Before I was aware that it is not an option here my Chris began to say he was going to have a vent and live for more than 20 years and be the longest living PALS on earth.

This is a very honest admission here - that was the day a screaming started inside my head. I could not imagine caring for him in the state he would deteriorate to for that kind of period of time. I could not understand why anyone would want to live that long if they were bed bound and barely able to communicate. And honestly I could not imagine having to give up my life.

Yes Jenny you can get help. But a vent is 24/7 someone within ear shot, and if you talk living for 10 years or more, it is a total commitment by the CALS. Some people may be very happy to do this, and all power to them. But you have every right to examine your own life and say - would I be prepared to devote my entire life to this?

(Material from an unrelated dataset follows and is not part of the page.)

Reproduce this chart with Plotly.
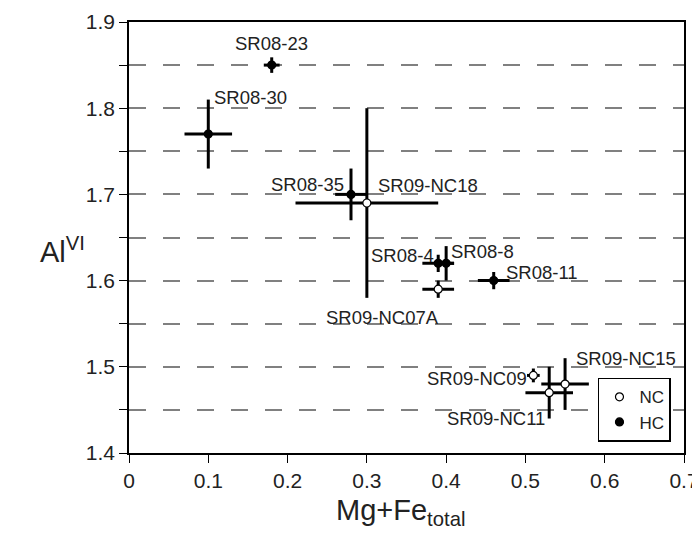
import plotly.graph_objects as go

# Sample data
samples = ["SR08-23", "SR08-30", "SR08-35", "SR09-NC18", "SR08-4", "SR08-8",
           "SR08-11", "SR09-NC07A", "SR09-NC09", "SR09-NC15", "SR09-NC11"]
groups = ["HC", "HC", "HC", "NC", "HC", "HC", "HC", "NC", "NC", "NC", "NC"]
mg_fe = [0.18, 0.10, 0.28, 0.30, 0.39, 0.40, 0.46, 0.39, 0.51, 0.55, 0.53]
al_vi = [1.85, 1.77, 1.70, 1.69, 1.62, 1.62, 1.60, 1.59, 1.49, 1.48, 1.47]
mg_fe_err = [0.01, 0.03, 0.02, 0.09, 0.02, 0.01, 0.02, 0.02, 0.008, 0.03, 0.03]
al_vi_err = [0.009, 0.04, 0.03, 0.11, 0.01, 0.02, 0.01, 0.01, 0.008, 0.03, 0.03]

# Label placement (pixel offsets from each point)
label_pos = {
    "SR08-23": ("center", 0, 22),
    "SR08-30": ("left", 4, 37),
    "SR08-35": ("right", -5, 10),
    "SR09-NC18": ("left", 9, 18),
    "SR08-4": ("right", -2, 8),
    "SR08-8": ("left", 3, 12),
    "SR08-11": ("left", 10, 8),
    "SR09-NC07A": ("center", -56, -28),
    "SR09-NC09": ("right", -4, -3),
    "SR09-NC15": ("left", 9, 26),
    "SR09-NC11": ("right", -2, -26),
}

FONT = "Liberation Sans, Arial, sans-serif"

fig = go.Figure()

for grp, fill in [("NC", "white"), ("HC", "black")]:
    idx = [i for i, g in enumerate(groups) if g == grp]
    fig.add_trace(go.Scatter(
        x=[mg_fe[i] for i in idx],
        y=[al_vi[i] for i in idx],
        mode="markers",
        name=grp,
        marker=dict(symbol="circle", size=8, color=fill,
                    line=dict(color="black", width=1.2)),
        error_x=dict(type="data", array=[mg_fe_err[i] for i in idx],
                     color="black", thickness=3, width=0),
        error_y=dict(type="data", array=[al_vi_err[i] for i in idx],
                     color="black", thickness=3, width=0),
    ))

for s, x, y in zip(samples, mg_fe, al_vi):
    anchor, dx, dy = label_pos[s]
    fig.add_annotation(x=x, y=y, text=s, showarrow=False,
                       xanchor=anchor, yanchor="middle",
                       xshift=dx, yshift=dy,
                       font=dict(family=FONT, size=18.5, color="#222"))

# axis titles
fig.add_annotation(xref="paper", yref="paper", x=-0.12, y=0.47,
                   text="Al<sup>VI</sup>", showarrow=False,
                   xanchor="center", yanchor="middle",
                   font=dict(family=FONT, size=29, color="#222"))
fig.add_annotation(xref="paper", yref="paper", x=0.49, y=-0.137,
                   text="Mg+Fe<sub>total</sub>", showarrow=False,
                   xanchor="center", yanchor="middle",
                   font=dict(family=FONT, size=29, color="#222"))

# page body adds an 8px offset, so size/margins are set to compensate
fig.update_layout(
    width=692, height=525,
    margin=dict(l=121, r=16, t=14, b=80),
    plot_bgcolor="white", paper_bgcolor="white",
    font=dict(family=FONT, size=21, color="#222"),
    showlegend=True,
    legend=dict(x=0.845, y=0.026, xanchor="left", yanchor="bottom",
                bordercolor="black", borderwidth=1.5, bgcolor="white",
                font=dict(size=17), itemwidth=30, tracegroupgap=0),
    xaxis=dict(
        range=[0, 0.7], dtick=0.1, tick0=0, automargin=False,
        showgrid=False, zeroline=False,
        showline=True, linecolor="black", linewidth=1.5, mirror=True,
        ticks="outside", ticklen=8, tickwidth=1.2, tickcolor="black",
    ),
    yaxis=dict(
        range=[1.4, 1.9], dtick=0.1, tick0=1.4, automargin=False,
        showgrid=True, gridcolor="#808080", gridwidth=1.5, griddash="17px,17px",
        zeroline=False,
        showline=True, linecolor="black", linewidth=1.5, mirror=True,
        ticks="outside", ticklen=8, tickwidth=1.2, tickcolor="black",
        tickformat=".1f",
        minor=dict(dtick=0.05, tick0=1.4, ticks="outside", ticklen=8,
                   tickcolor="black", showgrid=True, gridcolor="#808080",
                   gridwidth=1.5, griddash="17px,17px"),
    ),
)

fig.write_html("out.html")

If not, I suggest you make all conversations about vents include conversations about living in a facility. There is no reason a PALS can choose to vent and 'make' you care for them for an indefinite period. There are many choices, and all should be explored together and the needs of both of you taken into account.

Please read back on past CALS threads, eg Santa Jo.
 
Our decision to vent was made together. However at that time I did not find this forum. The only one I was able to find was the alstdi. That was PALS posting for the most part and several had vented very successfully and it didn't seem like much of a deal. I would tell DH about it as he wasn't inclined to read. We were definitely not prepared for this to last as long as it has. I think we both thought this would help but not for this amount of time. Also he was still up and around in his power chair. I don't think either of us imagined we would be where we were today. Totally dependent on the vent and feeding tube with him unable to move at all. Since hindsight is 20/20 I probably would choose differently if I had to do it again. However it is a very individual decision.

Tillie - the facility option here in the states is dicey at best. First it is extremely expensive unless you are destitute. Any retirement savings have to be spent etc. the other issue is finding a facility that is used to not only vents but also ALS. My DH would have no way to alert the staff to any need as he could not press a bell for help. He would be at their mercy checking on him. Most facilities here are not that well staffed.

All that said no one here should feel guilty for any decision they make. There are no "right" answers, just choices that each have repercussions of one sort or another.

Stay strong everyone

Sue
 
Of course you are losing yourself. Fulltime caregiver,cook,cleaner,laundress, etc makes for an exhausting day with nothing left for you. Dont feel guilty, try to find a way for a break.

My husband was considering the trache but he had very little use of his hands. Someone would need to be with him basically 24/7. I wasnt sleeping, working fulltime, raising a special needs child....I told my husband I couldnt commit to taking caee of a trache. There were days I was so exhausted and emotionally raw, I dont know how I could have made it with one more task. I would urge you to learn about traches, pass the info on to your pals, and make an informed decision once you have all the information.
 
You all have no idea how much you helped me by sharing these fears and concerns. I attended a few caregiver support group meetings and no one except me expressed any negative feelings. Perhaps it is the anonymity of an online support group, but whatever it is, I appreciate being able to voice my true feelings, as ugly as they make me feel. I know there are lessons for me in all this, but it doesn't make it any easier.
Sometimes, it is very hard to be loving, especially when my efforts to be loving go unacknowledged. I have called him the princess and the pea when his demands for moving a leg over one inch seem unreasonable.
I know he tries to be cooperative, but when his communication consists of only requests, it gets pretty lonely.
I wish I knew something positive to say to those of you whose PALS chose a vent. Affected, that was wise advice that the decision needs to be a joint decision.
Again, thank you for the honest sharing.